Era esa una frase ya muy choteada que de seguro yo había escuchado en alguna película de Mauricio Garcés, el actor y galán mexicano.

No recuerdo qué me dijo, pero sí que poco después nos encontrábamos los dos metidos en una grata y lisonjera plática. Bailamos también, al son de cumbias, de piezas folclóricas panameñas, y de melodías románticas. Platicamos de nuevo después de cansarnos de tanto bailar. Ella me contó esto y lo otro; yo le dije cosas mías, y «sin querer queriendo» como diría el Chavo del Ocho, le agarré la mano y se la acaricié. Ella no se opuso a ello. Creo que también le planté un besito detrás de su oreja.

Pero eventualmente la hermana mayor, quien estaba allí como chaperona, se cansó de presenciar tanto flechazo y enamoramiento. No dijo nada, pero trató de darle un puntapié a Vilma por debajo de la mesa para que dejara de andar siguiéndome la corriente. Lo bueno fue que no le pegó al blanco y que más bien le dio a la pata de una de las sillas, pero sí se escuchó el ruido que causó el fallido intento. Los dos agarramos la onda y nos calmamos un poco después de observar la cara de enojo que aparentaba la hermana mayor.

Antes de que concluyera la noche nos fuimos todos al casino contiguo a ese salón-bar. Cambié dos billetes de un dólar por monedas de cinco centavos para insertarlas en las máquinas tragamonedas. A Vilma le encantó jugar en dichos artificios del azar, más que todo cuando se ganaba algo y varias monedas salían como en cascada desde el interior de esos ruidosos aparatos. Después de jugar por un buen rato, todos nos despedimos. Había llegado la hora de decir adiós.
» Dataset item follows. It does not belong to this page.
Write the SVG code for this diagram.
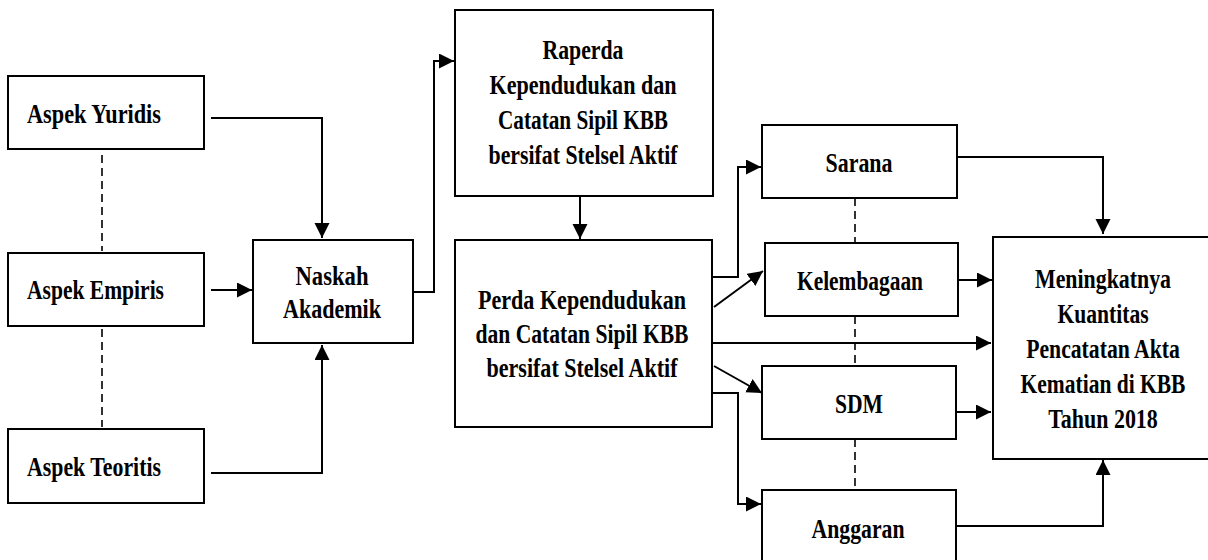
<svg xmlns="http://www.w3.org/2000/svg" width="1208" height="560" viewBox="0 0 1208 560">
<style>
.box{fill:#fff;stroke:#000;stroke-width:2}
.t{font-weight:bold;font-size:27px;fill:#000}
.m{text-anchor:middle}
.c{fill:none;stroke:#000;stroke-width:2}
.d{fill:none;stroke:#000;stroke-width:1.6;stroke-dasharray:8 5}
</style>
<defs>
<marker id="ah" markerUnits="userSpaceOnUse" markerWidth="16" markerHeight="16" refX="15" refY="7.5" orient="auto">
<path d="M0,0 L15,7.5 L0,15 z" fill="#000"/>
</marker>
</defs>
<rect width="1208" height="560" fill="#fff"/>
<g id="connectors">
<path class="c" d="M211,118 H322 V238" marker-end="url(#ah)"/>
<path class="c" d="M211,290 H252" marker-end="url(#ah)"/>
<path class="c" d="M211,473 H322 V345" marker-end="url(#ah)"/>
<path class="c" d="M413,292 H434 V61 H454" marker-end="url(#ah)"/>
<path class="c" d="M580,196 V239" marker-end="url(#ah)"/>
<path class="c" d="M712,277 H738 V167 H761" marker-end="url(#ah)"/>
<path class="c" d="M714,307 L763,271" marker-end="url(#ah)"/>
<path class="c" d="M712,343 H991" marker-end="url(#ah)"/>
<path class="c" d="M714,366 L762,393" marker-end="url(#ah)"/>
<path class="c" d="M712,393 H738 V504 H761" marker-end="url(#ah)"/>
<path class="c" d="M958,157 H1103 V234" marker-end="url(#ah)"/>
<path class="c" d="M958,280 H992" marker-end="url(#ah)"/>
<path class="c" d="M955,412 H991" marker-end="url(#ah)"/>
<path class="c" d="M956,526 H1103 V460" marker-end="url(#ah)"/>
<path class="d" d="M102,155 V251 M102,329 V427"/>
<path class="d" d="M855,198 V243 M855,316 V366 M855,439 V490"/>
</g>
<g font-family="'Liberation Serif', 'Times New Roman', 'DejaVu Serif', serif">
<g id="aspek-yuridis">
<rect class="box" x="8" y="76" width="196" height="73"/>
<text class="t" x="27" y="123" textLength="134" lengthAdjust="spacingAndGlyphs">Aspek Yuridis</text>
</g>
<g id="aspek-empiris">
<rect class="box" x="8" y="253" width="196" height="73"/>
<text class="t" x="27" y="299" textLength="137" lengthAdjust="spacingAndGlyphs">Aspek Empiris</text>
</g>
<g id="aspek-teoritis">
<rect class="box" x="8" y="429" width="196" height="74"/>
<text class="t" x="27" y="476" textLength="134" lengthAdjust="spacingAndGlyphs">Aspek Teoritis</text>
</g>
<g id="naskah-akademik">
<rect class="box" x="253" y="240" width="160" height="103"/>
<text class="t m" x="332" y="285" textLength="73" lengthAdjust="spacingAndGlyphs">Naskah</text>
<text class="t m" x="332" y="318" textLength="98" lengthAdjust="spacingAndGlyphs">Akademik</text>
</g>
<g id="raperda">
<rect class="box" x="455" y="10" width="258" height="186"/>
<text class="t m" x="583" y="59" textLength="81" lengthAdjust="spacingAndGlyphs">Raperda</text>
<text class="t m" x="583" y="94" textLength="187" lengthAdjust="spacingAndGlyphs">Kependudukan dan</text>
<text class="t m" x="583" y="129" textLength="170" lengthAdjust="spacingAndGlyphs">Catatan Sipil KBB</text>
<text class="t m" x="583" y="164" textLength="189" lengthAdjust="spacingAndGlyphs">bersifat Stelsel Aktif</text>
</g>
<g id="perda">
<rect class="box" x="455" y="240" width="257" height="187"/>
<text class="t m" x="582" y="309" textLength="208" lengthAdjust="spacingAndGlyphs">Perda Kependudukan</text>
<text class="t m" x="582" y="343" textLength="213" lengthAdjust="spacingAndGlyphs">dan Catatan Sipil KBB</text>
<text class="t m" x="582" y="377" textLength="191" lengthAdjust="spacingAndGlyphs">bersifat Stelsel Aktif</text>
</g>
<g id="sarana">
<rect class="box" x="762" y="125" width="195" height="73"/>
<text class="t m" x="859" y="172" textLength="67" lengthAdjust="spacingAndGlyphs">Sarana</text>
</g>
<g id="kelembagaan">
<rect class="box" x="765" y="243" width="193" height="73"/>
<text class="t m" x="860" y="290" textLength="126" lengthAdjust="spacingAndGlyphs">Kelembagaan</text>
</g>
<g id="sdm">
<rect class="box" x="762" y="366" width="194" height="73"/>
<text class="t m" x="859" y="413" textLength="48" lengthAdjust="spacingAndGlyphs">SDM</text>
</g>
<g id="anggaran">
<path class="box" d="M762,562 V490 H956 V562"/>
<text class="t m" x="858" y="538" textLength="93" lengthAdjust="spacingAndGlyphs">Anggaran</text>
</g>
<g id="meningkatnya">
<path class="box" d="M1208,237 H993 V459 H1208"/>
<g transform="translate(1103,0) scale(0.8,1)">
<text class="t m" x="0" y="288" textLength="170" lengthAdjust="spacingAndGlyphs">Meningkatnya</text>
<text class="t m" x="0" y="323" textLength="114" lengthAdjust="spacingAndGlyphs">Kuantitas</text>
<text class="t m" x="0" y="358" textLength="192" lengthAdjust="spacingAndGlyphs">Pencatatan Akta</text>
<text class="t m" x="0" y="393" textLength="206" lengthAdjust="spacingAndGlyphs">Kematian di KBB</text>
<text class="t m" x="0" y="428" textLength="137" lengthAdjust="spacingAndGlyphs">Tahun 2018</text>
</g>
</g>
</g>
</svg>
Ellas se fueron con el teniente; él las había traído al «rendezvous» y al igual las llevó a la casa de la hermana mayor en la base aérea Howard. Yo me fui a mi barraca en mi vocho del sesenta y ocho. Ya no llovía. La noche estaba clara y esas calles panameñas se encontraban llenas de vida. Chiva tras chiva (pequeños autobuses) aún se deslizaban apresuradamente sobre la Vía España rumbo a Río Abajo y hacia el centro de la ciudad. Pensé en parar en algún lugar y seguir la parranda, pero no lo hice. Me fui directo a mi barraca y pronto me eché a dormir. Esa noche tuve sueños bien bonitos.